Data extracted from a collection:
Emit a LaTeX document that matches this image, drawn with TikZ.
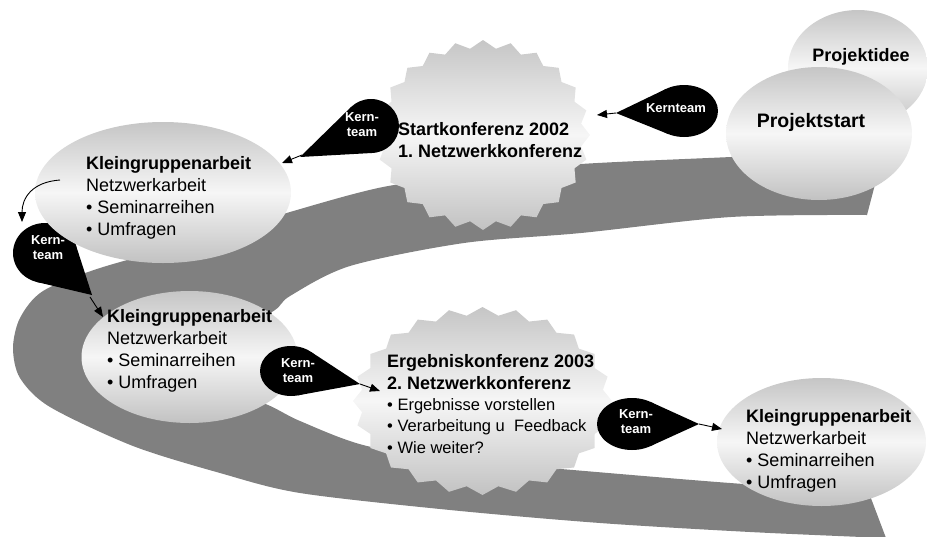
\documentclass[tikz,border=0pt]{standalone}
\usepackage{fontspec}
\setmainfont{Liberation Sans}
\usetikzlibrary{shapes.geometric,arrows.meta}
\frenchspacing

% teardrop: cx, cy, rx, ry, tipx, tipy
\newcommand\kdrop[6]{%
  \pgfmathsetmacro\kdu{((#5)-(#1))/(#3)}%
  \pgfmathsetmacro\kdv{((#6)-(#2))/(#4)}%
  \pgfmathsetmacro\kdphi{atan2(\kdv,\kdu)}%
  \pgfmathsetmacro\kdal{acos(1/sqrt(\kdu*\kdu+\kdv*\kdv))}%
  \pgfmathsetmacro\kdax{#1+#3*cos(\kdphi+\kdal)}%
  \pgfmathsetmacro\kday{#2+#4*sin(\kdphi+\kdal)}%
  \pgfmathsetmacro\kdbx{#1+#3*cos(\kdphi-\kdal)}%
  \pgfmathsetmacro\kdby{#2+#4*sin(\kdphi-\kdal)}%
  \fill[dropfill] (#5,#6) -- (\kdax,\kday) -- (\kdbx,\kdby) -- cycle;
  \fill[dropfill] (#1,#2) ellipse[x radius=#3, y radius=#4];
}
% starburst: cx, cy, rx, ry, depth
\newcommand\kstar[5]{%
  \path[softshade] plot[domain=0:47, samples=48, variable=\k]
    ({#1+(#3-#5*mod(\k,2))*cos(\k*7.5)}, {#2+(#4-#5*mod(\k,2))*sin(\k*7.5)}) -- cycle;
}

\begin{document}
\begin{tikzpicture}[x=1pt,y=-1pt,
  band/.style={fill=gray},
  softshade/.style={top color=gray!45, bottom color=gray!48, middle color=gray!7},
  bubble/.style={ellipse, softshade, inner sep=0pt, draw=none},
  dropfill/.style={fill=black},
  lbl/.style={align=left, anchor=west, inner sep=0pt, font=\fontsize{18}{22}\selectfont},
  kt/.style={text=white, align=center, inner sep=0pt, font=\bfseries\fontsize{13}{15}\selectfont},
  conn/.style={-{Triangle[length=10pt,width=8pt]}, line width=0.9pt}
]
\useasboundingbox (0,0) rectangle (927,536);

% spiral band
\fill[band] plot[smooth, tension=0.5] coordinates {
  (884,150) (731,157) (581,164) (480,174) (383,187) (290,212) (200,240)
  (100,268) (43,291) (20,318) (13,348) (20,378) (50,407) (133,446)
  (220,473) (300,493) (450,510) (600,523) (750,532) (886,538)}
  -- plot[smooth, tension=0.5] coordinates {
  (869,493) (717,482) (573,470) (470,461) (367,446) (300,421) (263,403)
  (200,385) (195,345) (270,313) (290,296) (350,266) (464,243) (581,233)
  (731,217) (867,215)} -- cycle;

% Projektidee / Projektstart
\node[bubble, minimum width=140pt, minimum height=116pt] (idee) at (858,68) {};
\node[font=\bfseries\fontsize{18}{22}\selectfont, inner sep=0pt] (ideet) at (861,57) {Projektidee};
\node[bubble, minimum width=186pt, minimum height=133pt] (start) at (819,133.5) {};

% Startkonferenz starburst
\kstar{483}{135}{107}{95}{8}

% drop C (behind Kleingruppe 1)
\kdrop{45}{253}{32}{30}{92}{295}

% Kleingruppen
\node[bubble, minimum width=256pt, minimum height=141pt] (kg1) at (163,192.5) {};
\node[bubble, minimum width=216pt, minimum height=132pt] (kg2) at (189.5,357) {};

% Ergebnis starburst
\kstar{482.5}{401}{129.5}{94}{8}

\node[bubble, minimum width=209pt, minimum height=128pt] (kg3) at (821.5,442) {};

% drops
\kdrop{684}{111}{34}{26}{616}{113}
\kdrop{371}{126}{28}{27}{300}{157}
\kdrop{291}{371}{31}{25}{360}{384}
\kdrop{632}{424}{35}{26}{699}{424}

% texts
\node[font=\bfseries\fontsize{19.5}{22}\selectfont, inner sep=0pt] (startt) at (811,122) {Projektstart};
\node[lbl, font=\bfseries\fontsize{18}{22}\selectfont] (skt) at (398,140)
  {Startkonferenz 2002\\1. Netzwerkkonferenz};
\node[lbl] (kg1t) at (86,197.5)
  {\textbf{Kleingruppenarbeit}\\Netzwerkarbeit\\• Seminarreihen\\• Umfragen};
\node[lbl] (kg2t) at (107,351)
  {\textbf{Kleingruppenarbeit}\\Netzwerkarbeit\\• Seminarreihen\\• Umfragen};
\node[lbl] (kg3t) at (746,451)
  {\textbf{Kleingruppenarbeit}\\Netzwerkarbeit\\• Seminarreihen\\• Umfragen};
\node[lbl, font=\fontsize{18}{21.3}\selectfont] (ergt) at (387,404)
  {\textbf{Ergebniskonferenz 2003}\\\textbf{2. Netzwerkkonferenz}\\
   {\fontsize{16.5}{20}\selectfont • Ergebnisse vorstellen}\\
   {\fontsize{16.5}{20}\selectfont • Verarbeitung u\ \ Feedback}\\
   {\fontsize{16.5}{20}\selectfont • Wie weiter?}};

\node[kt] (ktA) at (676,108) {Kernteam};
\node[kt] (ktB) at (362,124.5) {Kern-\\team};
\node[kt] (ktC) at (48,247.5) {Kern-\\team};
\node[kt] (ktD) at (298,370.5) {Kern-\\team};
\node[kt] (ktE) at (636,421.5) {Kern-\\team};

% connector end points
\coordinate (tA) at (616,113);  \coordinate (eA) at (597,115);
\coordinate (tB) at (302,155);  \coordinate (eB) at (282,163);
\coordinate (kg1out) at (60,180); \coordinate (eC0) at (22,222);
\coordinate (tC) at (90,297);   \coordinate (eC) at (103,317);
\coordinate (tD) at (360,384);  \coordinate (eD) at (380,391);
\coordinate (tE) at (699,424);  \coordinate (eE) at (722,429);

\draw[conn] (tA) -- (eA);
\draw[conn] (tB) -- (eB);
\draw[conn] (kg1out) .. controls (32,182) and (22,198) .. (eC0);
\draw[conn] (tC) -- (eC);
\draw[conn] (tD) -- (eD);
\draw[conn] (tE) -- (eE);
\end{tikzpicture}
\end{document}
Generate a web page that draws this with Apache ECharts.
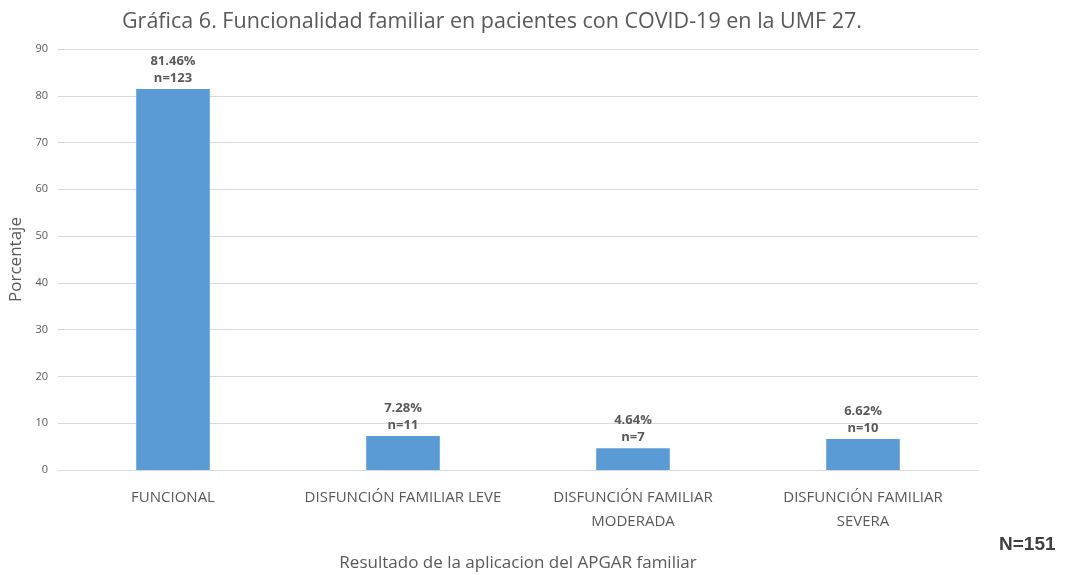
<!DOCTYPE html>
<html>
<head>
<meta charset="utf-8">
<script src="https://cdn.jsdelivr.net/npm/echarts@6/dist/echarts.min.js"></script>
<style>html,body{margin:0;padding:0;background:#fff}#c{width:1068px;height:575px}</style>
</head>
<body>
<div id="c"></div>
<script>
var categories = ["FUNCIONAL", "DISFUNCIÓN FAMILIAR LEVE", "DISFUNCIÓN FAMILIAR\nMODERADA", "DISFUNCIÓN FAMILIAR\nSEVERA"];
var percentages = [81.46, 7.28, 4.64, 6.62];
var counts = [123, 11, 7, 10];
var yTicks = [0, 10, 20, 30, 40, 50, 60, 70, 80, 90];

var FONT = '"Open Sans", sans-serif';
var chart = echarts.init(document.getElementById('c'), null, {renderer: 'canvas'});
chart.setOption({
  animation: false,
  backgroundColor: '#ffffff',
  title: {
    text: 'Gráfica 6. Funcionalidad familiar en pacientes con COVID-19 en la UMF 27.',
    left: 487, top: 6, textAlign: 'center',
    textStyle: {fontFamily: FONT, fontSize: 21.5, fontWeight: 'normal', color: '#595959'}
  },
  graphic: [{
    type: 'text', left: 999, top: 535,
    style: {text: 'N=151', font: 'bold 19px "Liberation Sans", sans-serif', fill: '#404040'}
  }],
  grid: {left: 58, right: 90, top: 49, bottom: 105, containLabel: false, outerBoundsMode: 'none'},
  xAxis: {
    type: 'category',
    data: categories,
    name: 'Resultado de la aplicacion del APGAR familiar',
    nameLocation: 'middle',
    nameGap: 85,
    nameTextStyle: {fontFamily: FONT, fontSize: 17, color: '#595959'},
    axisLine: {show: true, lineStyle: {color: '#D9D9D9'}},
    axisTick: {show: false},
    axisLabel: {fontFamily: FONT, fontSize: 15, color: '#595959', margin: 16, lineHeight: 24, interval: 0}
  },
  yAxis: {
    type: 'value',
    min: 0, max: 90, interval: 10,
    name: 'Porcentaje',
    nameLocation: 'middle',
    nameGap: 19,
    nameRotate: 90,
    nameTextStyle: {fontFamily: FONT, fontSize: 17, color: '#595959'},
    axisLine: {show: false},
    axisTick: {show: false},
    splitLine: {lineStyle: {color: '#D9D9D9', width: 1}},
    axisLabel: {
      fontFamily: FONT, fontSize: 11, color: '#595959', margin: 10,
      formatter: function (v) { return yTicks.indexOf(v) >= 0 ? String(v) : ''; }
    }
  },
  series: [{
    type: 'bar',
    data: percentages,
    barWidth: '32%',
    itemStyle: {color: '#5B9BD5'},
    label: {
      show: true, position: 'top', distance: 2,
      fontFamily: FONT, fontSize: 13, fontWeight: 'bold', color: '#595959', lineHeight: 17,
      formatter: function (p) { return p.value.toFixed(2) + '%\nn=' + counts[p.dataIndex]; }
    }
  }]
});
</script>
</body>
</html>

TASK TO COMPLETE:
Transcribe only the lines above that start at the line containing "Generate a web" and end at the line containing "70, 80, 90];". Omit pictures.

COMPLETE RESPONSE:
Generate a web page that draws this with Apache ECharts.
<!DOCTYPE html>
<html>
<head>
<meta charset="utf-8">
<script src="https://cdn.jsdelivr.net/npm/echarts@6/dist/echarts.min.js"></script>
<style>html,body{margin:0;padding:0;background:#fff}#c{width:1068px;height:575px}</style>
</head>
<body>
<div id="c"></div>
<script>
var categories = ["FUNCIONAL", "DISFUNCIÓN FAMILIAR LEVE", "DISFUNCIÓN FAMILIAR\nMODERADA", "DISFUNCIÓN FAMILIAR\nSEVERA"];
var percentages = [81.46, 7.28, 4.64, 6.62];
var counts = [123, 11, 7, 10];
var yTicks = [0, 10, 20, 30, 40, 50, 60, 70, 80, 90];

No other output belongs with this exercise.